** What the task requires **
Will you output all of the data below exactly, omitting the images?

** Data block **
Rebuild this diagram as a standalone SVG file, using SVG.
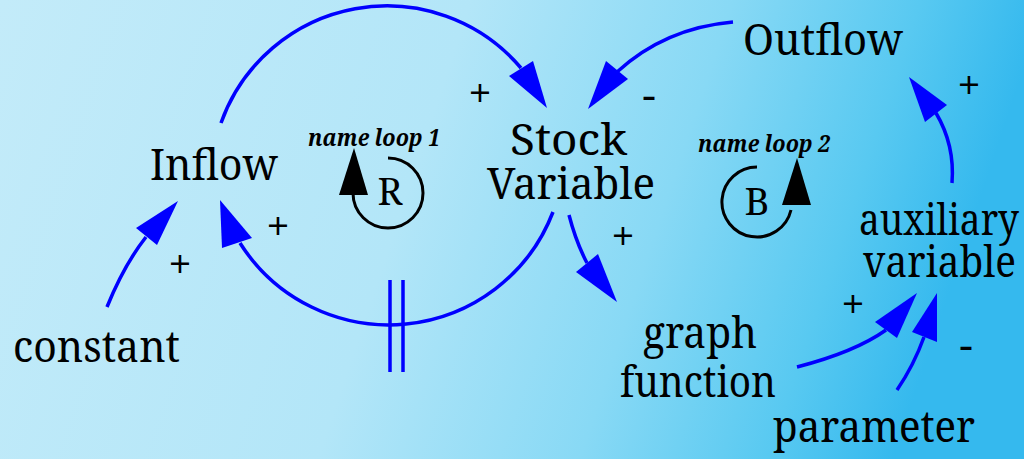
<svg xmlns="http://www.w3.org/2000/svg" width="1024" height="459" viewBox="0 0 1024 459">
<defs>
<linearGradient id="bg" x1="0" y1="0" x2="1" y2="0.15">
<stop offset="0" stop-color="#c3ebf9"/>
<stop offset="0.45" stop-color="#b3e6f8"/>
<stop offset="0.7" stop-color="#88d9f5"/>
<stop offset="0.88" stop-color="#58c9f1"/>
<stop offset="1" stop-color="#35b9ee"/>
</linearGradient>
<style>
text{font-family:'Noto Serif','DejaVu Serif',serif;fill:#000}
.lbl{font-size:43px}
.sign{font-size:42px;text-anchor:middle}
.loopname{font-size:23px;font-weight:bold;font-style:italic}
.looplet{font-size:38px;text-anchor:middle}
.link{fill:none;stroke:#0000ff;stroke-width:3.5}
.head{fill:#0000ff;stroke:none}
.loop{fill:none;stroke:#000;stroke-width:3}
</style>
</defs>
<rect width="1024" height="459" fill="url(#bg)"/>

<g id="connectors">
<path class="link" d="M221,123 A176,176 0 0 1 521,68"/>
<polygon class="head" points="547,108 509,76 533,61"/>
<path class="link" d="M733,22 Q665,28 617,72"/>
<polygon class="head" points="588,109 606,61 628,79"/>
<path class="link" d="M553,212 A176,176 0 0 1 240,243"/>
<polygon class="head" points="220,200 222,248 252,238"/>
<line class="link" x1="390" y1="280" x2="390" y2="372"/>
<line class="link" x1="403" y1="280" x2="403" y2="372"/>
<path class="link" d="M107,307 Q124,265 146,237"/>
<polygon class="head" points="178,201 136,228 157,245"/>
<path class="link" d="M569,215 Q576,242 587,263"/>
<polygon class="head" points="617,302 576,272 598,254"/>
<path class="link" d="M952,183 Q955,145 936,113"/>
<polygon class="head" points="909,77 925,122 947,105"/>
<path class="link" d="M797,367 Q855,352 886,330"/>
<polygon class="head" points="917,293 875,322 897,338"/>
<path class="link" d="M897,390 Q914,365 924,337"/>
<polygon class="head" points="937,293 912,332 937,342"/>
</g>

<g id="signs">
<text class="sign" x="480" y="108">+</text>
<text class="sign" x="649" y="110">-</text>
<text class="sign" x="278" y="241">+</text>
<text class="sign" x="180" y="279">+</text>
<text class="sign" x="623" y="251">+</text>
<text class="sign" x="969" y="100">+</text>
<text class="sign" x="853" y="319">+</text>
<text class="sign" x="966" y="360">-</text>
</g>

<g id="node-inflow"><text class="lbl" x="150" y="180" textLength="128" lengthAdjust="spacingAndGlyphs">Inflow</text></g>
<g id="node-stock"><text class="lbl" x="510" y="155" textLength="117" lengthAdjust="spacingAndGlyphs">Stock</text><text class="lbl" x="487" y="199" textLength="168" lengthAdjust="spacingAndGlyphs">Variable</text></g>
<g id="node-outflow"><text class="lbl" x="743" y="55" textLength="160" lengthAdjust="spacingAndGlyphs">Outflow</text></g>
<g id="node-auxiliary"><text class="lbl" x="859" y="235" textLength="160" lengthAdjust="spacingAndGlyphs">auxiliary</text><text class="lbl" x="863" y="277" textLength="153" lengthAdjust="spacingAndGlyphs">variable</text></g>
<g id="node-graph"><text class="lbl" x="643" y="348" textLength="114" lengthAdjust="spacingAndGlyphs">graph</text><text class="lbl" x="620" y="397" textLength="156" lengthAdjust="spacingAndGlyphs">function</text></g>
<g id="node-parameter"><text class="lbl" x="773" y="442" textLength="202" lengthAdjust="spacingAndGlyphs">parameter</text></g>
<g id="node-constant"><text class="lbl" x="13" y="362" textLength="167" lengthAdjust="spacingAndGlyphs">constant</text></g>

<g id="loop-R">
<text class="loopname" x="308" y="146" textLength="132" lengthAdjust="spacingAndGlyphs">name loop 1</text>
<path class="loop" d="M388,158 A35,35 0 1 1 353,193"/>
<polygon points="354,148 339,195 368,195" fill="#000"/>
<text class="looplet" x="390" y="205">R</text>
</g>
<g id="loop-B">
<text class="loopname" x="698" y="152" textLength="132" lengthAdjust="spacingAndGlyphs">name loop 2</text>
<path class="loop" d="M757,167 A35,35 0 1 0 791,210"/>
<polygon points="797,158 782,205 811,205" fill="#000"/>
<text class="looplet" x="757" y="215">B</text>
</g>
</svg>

** Response to this task **
Rebuild this diagram as a standalone SVG file, using SVG.
<svg xmlns="http://www.w3.org/2000/svg" width="1024" height="459" viewBox="0 0 1024 459">
<defs>
<linearGradient id="bg" x1="0" y1="0" x2="1" y2="0.15">
<stop offset="0" stop-color="#c3ebf9"/>
<stop offset="0.45" stop-color="#b3e6f8"/>
<stop offset="0.7" stop-color="#88d9f5"/>
<stop offset="0.88" stop-color="#58c9f1"/>
<stop offset="1" stop-color="#35b9ee"/>
</linearGradient>
<style>
text{font-family:'Noto Serif','DejaVu Serif',serif;fill:#000}
.lbl{font-size:43px}
.sign{font-size:42px;text-anchor:middle}
.loopname{font-size:23px;font-weight:bold;font-style:italic}
.looplet{font-size:38px;text-anchor:middle}
.link{fill:none;stroke:#0000ff;stroke-width:3.5}
.head{fill:#0000ff;stroke:none}
.loop{fill:none;stroke:#000;stroke-width:3}
</style>
</defs>
<rect width="1024" height="459" fill="url(#bg)"/>

<g id="connectors">
<path class="link" d="M221,123 A176,176 0 0 1 521,68"/>
<polygon class="head" points="547,108 509,76 533,61"/>
<path class="link" d="M733,22 Q665,28 617,72"/>
<polygon class="head" points="588,109 606,61 628,79"/>
<path class="link" d="M553,212 A176,176 0 0 1 240,243"/>
<polygon class="head" points="220,200 222,248 252,238"/>
<line class="link" x1="390" y1="280" x2="390" y2="372"/>
<line class="link" x1="403" y1="280" x2="403" y2="372"/>
<path class="link" d="M107,307 Q124,265 146,237"/>
<polygon class="head" points="178,201 136,228 157,245"/>
<path class="link" d="M569,215 Q576,242 587,263"/>
<polygon class="head" points="617,302 576,272 598,254"/>
<path class="link" d="M952,183 Q955,145 936,113"/>
<polygon class="head" points="909,77 925,122 947,105"/>
<path class="link" d="M797,367 Q855,352 886,330"/>
<polygon class="head" points="917,293 875,322 897,338"/>
<path class="link" d="M897,390 Q914,365 924,337"/>
<polygon class="head" points="937,293 912,332 937,342"/>
</g>

<g id="signs">
<text class="sign" x="480" y="108">+</text>
<text class="sign" x="649" y="110">-</text>
<text class="sign" x="278" y="241">+</text>
<text class="sign" x="180" y="279">+</text>
<text class="sign" x="623" y="251">+</text>
<text class="sign" x="969" y="100">+</text>
<text class="sign" x="853" y="319">+</text>
<text class="sign" x="966" y="360">-</text>
</g>

<g id="node-inflow"><text class="lbl" x="150" y="180" textLength="128" lengthAdjust="spacingAndGlyphs">Inflow</text></g>
<g id="node-stock"><text class="lbl" x="510" y="155" textLength="117" lengthAdjust="spacingAndGlyphs">Stock</text><text class="lbl" x="487" y="199" textLength="168" lengthAdjust="spacingAndGlyphs">Variable</text></g>
<g id="node-outflow"><text class="lbl" x="743" y="55" textLength="160" lengthAdjust="spacingAndGlyphs">Outflow</text></g>
<g id="node-auxiliary"><text class="lbl" x="859" y="235" textLength="160" lengthAdjust="spacingAndGlyphs">auxiliary</text><text class="lbl" x="863" y="277" textLength="153" lengthAdjust="spacingAndGlyphs">variable</text></g>
<g id="node-graph"><text class="lbl" x="643" y="348" textLength="114" lengthAdjust="spacingAndGlyphs">graph</text><text class="lbl" x="620" y="397" textLength="156" lengthAdjust="spacingAndGlyphs">function</text></g>
<g id="node-parameter"><text class="lbl" x="773" y="442" textLength="202" lengthAdjust="spacingAndGlyphs">parameter</text></g>
<g id="node-constant"><text class="lbl" x="13" y="362" textLength="167" lengthAdjust="spacingAndGlyphs">constant</text></g>

<g id="loop-R">
<text class="loopname" x="308" y="146" textLength="132" lengthAdjust="spacingAndGlyphs">name loop 1</text>
<path class="loop" d="M388,158 A35,35 0 1 1 353,193"/>
<polygon points="354,148 339,195 368,195" fill="#000"/>
<text class="looplet" x="390" y="205">R</text>
</g>
<g id="loop-B">
<text class="loopname" x="698" y="152" textLength="132" lengthAdjust="spacingAndGlyphs">name loop 2</text>
<path class="loop" d="M757,167 A35,35 0 1 0 791,210"/>
<polygon points="797,158 782,205 811,205" fill="#000"/>
<text class="looplet" x="757" y="215">B</text>
</g>
</svg>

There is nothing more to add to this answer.